The abrupt resignation Monday of the University of Missouri’s system president and chancellor was a powerful victory for student advocacy on a big college campus, but experts say it was also a failure of college leaders to recognize an impending crisis and react quickly enough.
Missouri’s sluggish response to a series of race-related incidents led to months of student protests, culminating in the black members of the football team saying on Sunday they wouldn’t play in an upcoming game, and the faculty on Monday walking out.
Students and faculty blamed Wolfe for his general dismissiveness of student complaints about racial slurs, taunts and, most recently, a swastika made of human feces on a dormitory wall.

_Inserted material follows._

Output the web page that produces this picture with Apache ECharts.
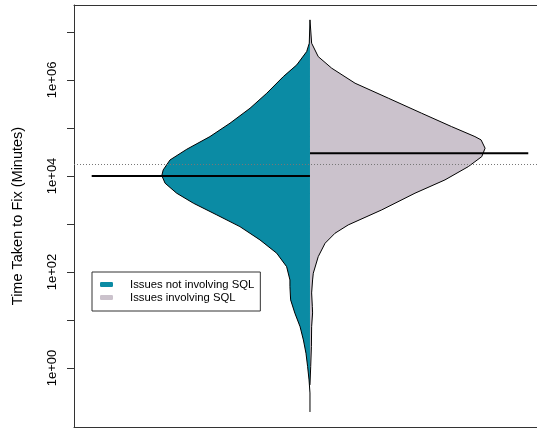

A Gallup survey conducted by Inside Higher Ed in 2014 found more than 90 percent of college presidents surveyed felt that race relations on their campus were generally good. But the results may be a sign, not of positive change, but of educational leaders ignoring an industry-wide problem.
“I don’t think that the majority of campuses and campus presidents take these issues seriously,” said Marybeth Gasman, a professor of higher education at the Graduate School of Education at the University of Pennsylvania. “Too many college presidents don’t do enough and hope the problem goes away.”
Dan Hill, president of public relations firm Ervin/Hill Strategy, noted that most colleges and universities tend to act slowly and conservatively when it comes to issues of race. While many colleges manage crises like shootings quickly – by locking down the campus immediately, for example, the response to racial tensions is often denial and delay, he said.
The administrators at the University of Missouri, he said, failed to anticipate the gravity of the race-related incidents and was unable to execute a proper crisis management strategy.
“People get paralyzed, they don’t know what to do,” Hill said. “What people have to do immediately is show concern.”
Jack Deschauer, a senior vice president at Washington-based public relations firm Levick, felt the administration’s inability to communicate proactive steps to its students shredded the trust between the leadership and the campus community.
“The answer can never be ‘no comment,’ ” Deschauer said. “The president wouldn’t have had to resign had he been a bit responsive at any point in the process.”